Data excerpts =
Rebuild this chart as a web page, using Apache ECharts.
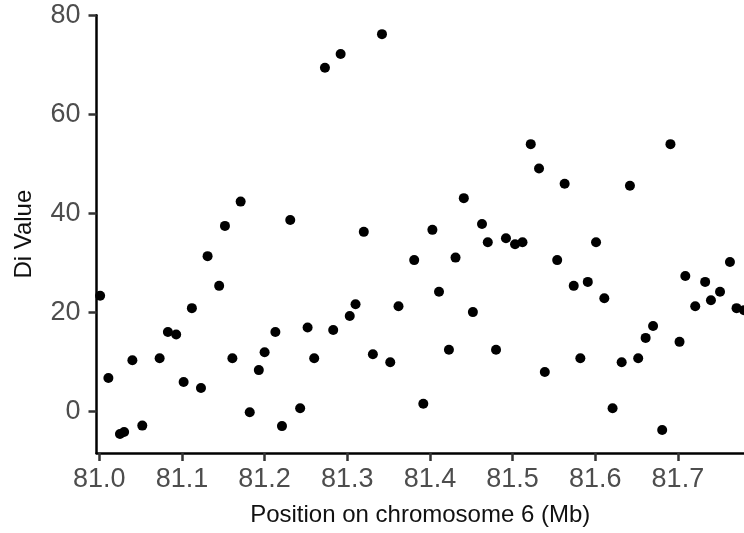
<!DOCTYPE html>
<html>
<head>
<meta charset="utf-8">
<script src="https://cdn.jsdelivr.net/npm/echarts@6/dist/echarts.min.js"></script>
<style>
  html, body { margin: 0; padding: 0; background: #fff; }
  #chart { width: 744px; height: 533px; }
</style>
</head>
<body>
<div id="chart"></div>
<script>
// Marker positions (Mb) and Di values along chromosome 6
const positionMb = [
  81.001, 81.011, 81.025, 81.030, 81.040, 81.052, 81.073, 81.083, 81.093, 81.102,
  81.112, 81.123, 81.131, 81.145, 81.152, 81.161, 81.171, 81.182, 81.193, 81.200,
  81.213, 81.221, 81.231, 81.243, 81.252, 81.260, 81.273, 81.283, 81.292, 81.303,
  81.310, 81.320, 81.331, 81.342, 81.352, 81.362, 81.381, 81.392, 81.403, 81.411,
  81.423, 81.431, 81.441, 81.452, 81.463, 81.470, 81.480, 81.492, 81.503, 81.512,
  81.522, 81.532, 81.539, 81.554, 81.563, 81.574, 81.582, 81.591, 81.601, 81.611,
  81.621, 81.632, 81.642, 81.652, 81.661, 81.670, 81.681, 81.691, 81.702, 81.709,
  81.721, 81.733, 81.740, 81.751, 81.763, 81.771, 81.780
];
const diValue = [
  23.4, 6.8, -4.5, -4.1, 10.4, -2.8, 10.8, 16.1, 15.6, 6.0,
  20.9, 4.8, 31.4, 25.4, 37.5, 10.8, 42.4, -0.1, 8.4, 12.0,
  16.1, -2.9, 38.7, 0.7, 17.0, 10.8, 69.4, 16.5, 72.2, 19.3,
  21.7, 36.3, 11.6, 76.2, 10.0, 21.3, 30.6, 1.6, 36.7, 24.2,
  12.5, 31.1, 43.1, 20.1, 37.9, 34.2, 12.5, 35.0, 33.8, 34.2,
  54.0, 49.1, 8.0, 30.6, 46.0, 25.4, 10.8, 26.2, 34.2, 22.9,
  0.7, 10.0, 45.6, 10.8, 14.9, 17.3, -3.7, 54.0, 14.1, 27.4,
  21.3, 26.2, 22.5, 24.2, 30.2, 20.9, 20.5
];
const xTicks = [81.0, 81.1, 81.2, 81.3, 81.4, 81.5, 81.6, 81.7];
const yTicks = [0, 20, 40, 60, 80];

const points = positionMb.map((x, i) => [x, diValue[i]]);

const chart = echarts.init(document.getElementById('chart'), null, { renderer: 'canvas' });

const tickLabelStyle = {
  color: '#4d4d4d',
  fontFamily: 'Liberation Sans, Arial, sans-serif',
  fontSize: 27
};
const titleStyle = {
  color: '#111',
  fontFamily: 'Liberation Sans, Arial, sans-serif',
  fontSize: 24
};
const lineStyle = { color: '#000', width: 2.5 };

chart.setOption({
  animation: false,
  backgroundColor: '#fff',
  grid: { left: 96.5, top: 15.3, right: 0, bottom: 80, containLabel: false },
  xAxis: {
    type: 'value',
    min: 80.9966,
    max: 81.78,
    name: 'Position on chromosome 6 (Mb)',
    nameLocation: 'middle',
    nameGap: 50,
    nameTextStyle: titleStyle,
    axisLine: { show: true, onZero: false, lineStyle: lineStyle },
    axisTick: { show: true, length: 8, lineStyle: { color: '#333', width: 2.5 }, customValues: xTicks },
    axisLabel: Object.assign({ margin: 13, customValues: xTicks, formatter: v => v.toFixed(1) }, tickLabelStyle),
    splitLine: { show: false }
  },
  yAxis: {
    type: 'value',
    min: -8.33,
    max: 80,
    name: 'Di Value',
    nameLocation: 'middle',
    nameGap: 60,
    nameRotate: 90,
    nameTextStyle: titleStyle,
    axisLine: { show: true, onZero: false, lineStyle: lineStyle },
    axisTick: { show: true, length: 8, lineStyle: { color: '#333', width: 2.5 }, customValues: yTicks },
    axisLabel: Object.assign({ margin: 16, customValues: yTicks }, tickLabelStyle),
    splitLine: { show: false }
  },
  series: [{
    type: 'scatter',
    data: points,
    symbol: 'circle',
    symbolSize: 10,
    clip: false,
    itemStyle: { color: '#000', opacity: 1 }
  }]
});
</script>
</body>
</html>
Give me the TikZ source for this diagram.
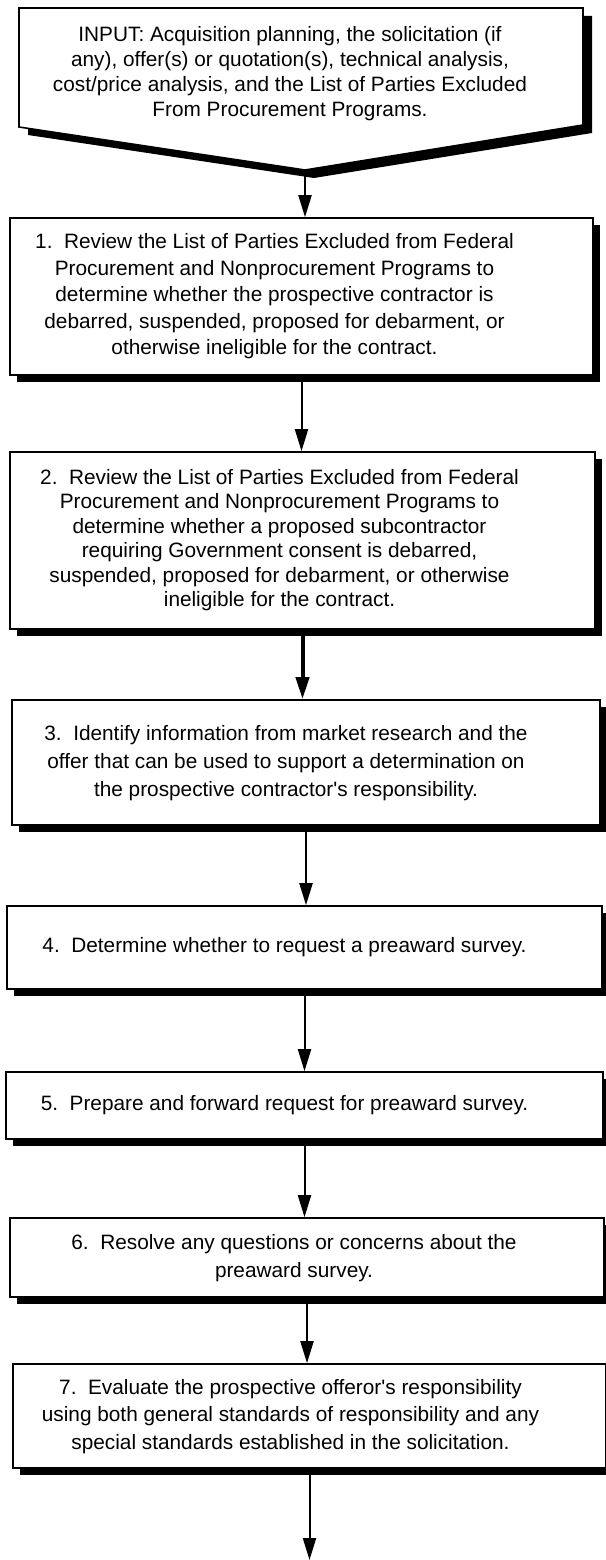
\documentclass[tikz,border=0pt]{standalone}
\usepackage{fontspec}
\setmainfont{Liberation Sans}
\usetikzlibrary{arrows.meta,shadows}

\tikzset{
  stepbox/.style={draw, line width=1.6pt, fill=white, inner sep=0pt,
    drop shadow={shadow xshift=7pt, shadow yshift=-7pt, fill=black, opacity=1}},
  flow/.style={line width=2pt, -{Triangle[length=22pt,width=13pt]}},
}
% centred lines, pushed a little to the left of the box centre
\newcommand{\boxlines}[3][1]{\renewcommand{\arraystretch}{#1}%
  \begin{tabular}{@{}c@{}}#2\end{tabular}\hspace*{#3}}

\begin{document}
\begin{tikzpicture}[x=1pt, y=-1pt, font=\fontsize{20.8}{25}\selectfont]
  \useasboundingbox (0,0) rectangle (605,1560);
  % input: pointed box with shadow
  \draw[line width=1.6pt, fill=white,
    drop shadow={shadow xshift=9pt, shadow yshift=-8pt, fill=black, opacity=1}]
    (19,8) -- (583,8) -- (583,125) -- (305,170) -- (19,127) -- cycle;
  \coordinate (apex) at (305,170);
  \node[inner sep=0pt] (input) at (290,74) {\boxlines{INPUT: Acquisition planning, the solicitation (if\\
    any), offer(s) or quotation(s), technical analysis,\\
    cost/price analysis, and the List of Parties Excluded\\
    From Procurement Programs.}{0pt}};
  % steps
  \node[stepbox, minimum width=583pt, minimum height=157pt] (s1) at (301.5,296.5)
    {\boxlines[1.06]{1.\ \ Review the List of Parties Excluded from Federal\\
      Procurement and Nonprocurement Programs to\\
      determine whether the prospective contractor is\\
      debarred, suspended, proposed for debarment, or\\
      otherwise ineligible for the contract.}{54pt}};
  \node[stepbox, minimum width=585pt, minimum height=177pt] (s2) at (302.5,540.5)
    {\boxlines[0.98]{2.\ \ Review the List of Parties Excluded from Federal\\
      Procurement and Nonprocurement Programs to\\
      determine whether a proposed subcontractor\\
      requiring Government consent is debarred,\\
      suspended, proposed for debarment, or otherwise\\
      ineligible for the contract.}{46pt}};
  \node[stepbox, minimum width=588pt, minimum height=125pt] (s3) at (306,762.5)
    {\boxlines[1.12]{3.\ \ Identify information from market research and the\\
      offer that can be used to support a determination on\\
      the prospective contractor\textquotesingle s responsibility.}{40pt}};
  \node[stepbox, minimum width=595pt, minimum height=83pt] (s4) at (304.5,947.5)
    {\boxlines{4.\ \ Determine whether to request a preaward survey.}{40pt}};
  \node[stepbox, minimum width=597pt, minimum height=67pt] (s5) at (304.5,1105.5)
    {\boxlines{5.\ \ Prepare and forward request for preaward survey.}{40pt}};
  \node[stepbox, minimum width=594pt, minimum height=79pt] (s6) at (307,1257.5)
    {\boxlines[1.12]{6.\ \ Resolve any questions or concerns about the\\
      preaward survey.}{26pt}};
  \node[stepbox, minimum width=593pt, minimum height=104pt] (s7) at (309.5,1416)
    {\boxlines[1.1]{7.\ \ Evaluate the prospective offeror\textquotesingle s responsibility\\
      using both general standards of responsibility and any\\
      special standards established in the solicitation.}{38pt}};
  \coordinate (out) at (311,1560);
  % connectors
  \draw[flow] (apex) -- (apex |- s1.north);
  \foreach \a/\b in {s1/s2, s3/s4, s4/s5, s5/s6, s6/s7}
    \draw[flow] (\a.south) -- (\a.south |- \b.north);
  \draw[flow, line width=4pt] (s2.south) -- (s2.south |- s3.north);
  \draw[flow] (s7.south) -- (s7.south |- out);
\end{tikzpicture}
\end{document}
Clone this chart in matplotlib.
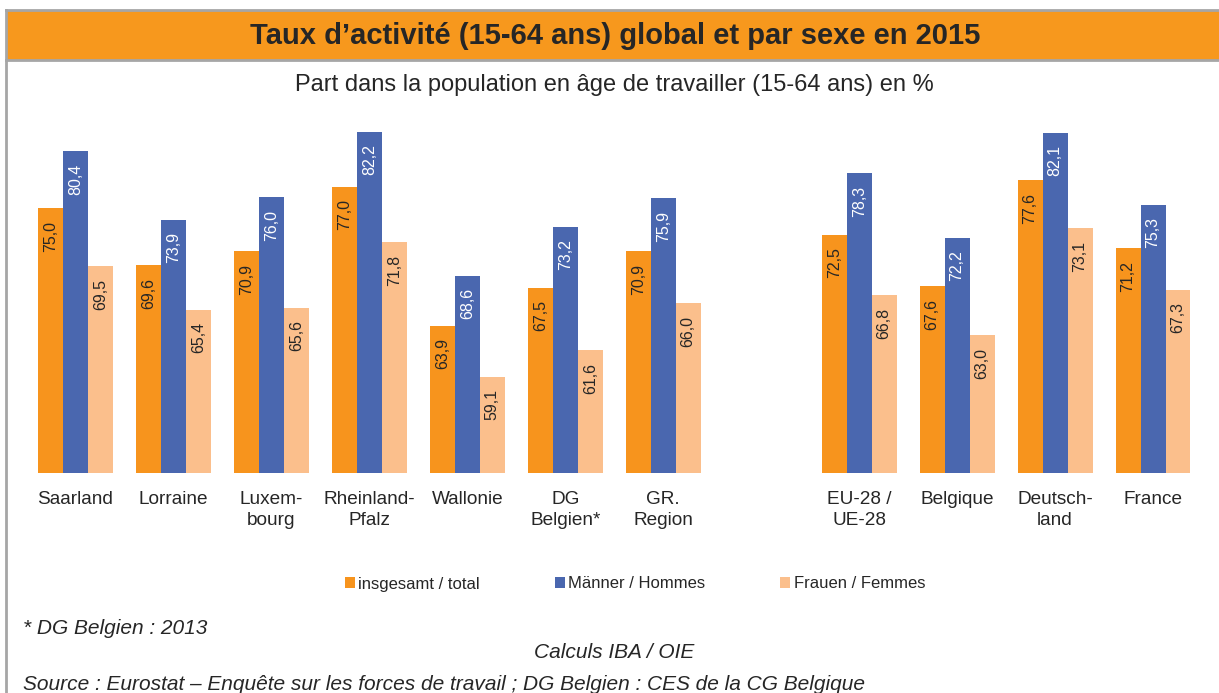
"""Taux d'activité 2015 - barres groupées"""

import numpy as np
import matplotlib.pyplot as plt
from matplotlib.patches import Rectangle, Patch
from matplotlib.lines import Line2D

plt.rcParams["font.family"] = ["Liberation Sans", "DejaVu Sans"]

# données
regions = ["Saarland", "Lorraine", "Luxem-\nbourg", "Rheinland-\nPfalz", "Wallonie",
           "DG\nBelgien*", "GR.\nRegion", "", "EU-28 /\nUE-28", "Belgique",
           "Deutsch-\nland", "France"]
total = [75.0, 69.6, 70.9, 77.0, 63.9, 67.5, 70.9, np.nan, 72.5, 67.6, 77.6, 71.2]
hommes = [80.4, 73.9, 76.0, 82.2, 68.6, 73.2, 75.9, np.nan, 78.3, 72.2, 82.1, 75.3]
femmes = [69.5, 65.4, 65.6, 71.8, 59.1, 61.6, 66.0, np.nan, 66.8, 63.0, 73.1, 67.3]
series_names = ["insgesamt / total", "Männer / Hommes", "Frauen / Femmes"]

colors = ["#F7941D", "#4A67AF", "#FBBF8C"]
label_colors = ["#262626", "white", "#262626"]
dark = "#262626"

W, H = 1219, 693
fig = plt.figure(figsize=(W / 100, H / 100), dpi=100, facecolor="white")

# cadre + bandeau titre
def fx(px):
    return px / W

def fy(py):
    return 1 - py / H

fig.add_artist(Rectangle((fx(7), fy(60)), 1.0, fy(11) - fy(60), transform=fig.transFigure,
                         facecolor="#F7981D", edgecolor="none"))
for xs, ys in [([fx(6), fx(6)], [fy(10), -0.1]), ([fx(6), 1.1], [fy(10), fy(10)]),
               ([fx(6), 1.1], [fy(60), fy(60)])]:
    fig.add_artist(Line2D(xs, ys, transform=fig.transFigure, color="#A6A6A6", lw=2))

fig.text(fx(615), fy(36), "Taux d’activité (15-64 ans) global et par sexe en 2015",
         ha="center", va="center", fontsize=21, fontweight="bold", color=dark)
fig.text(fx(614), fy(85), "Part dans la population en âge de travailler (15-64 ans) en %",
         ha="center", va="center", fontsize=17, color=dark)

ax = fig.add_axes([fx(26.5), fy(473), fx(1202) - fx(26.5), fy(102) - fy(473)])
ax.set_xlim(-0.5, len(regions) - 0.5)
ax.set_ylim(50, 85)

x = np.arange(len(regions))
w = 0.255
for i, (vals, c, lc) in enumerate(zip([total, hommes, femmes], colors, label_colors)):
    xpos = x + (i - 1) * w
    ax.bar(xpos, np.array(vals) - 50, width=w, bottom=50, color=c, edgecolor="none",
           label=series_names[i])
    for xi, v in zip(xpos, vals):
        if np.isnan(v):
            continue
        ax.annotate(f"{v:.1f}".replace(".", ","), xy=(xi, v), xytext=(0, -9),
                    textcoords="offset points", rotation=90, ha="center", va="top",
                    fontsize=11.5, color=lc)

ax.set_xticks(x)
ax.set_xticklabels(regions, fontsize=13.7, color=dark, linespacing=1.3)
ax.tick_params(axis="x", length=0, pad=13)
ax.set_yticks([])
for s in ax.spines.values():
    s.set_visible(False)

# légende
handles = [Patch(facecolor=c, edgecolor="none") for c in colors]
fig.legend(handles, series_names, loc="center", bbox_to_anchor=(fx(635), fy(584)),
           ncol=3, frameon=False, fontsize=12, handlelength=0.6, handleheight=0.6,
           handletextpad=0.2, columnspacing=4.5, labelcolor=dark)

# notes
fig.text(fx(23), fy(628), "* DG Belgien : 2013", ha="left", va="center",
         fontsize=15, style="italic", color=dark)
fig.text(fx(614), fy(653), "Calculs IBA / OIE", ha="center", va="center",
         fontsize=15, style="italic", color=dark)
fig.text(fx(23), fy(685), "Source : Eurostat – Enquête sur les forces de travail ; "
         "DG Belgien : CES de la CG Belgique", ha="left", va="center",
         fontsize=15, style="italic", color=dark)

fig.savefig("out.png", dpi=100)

Work to be completed =
Omitting all pictures, restate exactly the lines of the material from its start through the line that contains "const yTicks = [0, 20, 40, 60, 80];".

Correct result =
Rebuild this chart as a web page, using Apache ECharts.
<!DOCTYPE html>
<html>
<head>
<meta charset="utf-8">
<script src="https://cdn.jsdelivr.net/npm/echarts@6/dist/echarts.min.js"></script>
<style>
  html, body { margin: 0; padding: 0; background: #fff; }
  #chart { width: 744px; height: 533px; }
</style>
</head>
<body>
<div id="chart"></div>
<script>
// Marker positions (Mb) and Di values along chromosome 6
const positionMb = [
  81.001, 81.011, 81.025, 81.030, 81.040, 81.052, 81.073, 81.083, 81.093, 81.102,
  81.112, 81.123, 81.131, 81.145, 81.152, 81.161, 81.171, 81.182, 81.193, 81.200,
  81.213, 81.221, 81.231, 81.243, 81.252, 81.260, 81.273, 81.283, 81.292, 81.303,
  81.310, 81.320, 81.331, 81.342, 81.352, 81.362, 81.381, 81.392, 81.403, 81.411,
  81.423, 81.431, 81.441, 81.452, 81.463, 81.470, 81.480, 81.492, 81.503, 81.512,
  81.522, 81.532, 81.539, 81.554, 81.563, 81.574, 81.582, 81.591, 81.601, 81.611,
  81.621, 81.632, 81.642, 81.652, 81.661, 81.670, 81.681, 81.691, 81.702, 81.709,
  81.721, 81.733, 81.740, 81.751, 81.763, 81.771, 81.780
];
const diValue = [
  23.4, 6.8, -4.5, -4.1, 10.4, -2.8, 10.8, 16.1, 15.6, 6.0,
  20.9, 4.8, 31.4, 25.4, 37.5, 10.8, 42.4, -0.1, 8.4, 12.0,
  16.1, -2.9, 38.7, 0.7, 17.0, 10.8, 69.4, 16.5, 72.2, 19.3,
  21.7, 36.3, 11.6, 76.2, 10.0, 21.3, 30.6, 1.6, 36.7, 24.2,
  12.5, 31.1, 43.1, 20.1, 37.9, 34.2, 12.5, 35.0, 33.8, 34.2,
  54.0, 49.1, 8.0, 30.6, 46.0, 25.4, 10.8, 26.2, 34.2, 22.9,
  0.7, 10.0, 45.6, 10.8, 14.9, 17.3, -3.7, 54.0, 14.1, 27.4,
  21.3, 26.2, 22.5, 24.2, 30.2, 20.9, 20.5
];
const xTicks = [81.0, 81.1, 81.2, 81.3, 81.4, 81.5, 81.6, 81.7];
const yTicks = [0, 20, 40, 60, 80];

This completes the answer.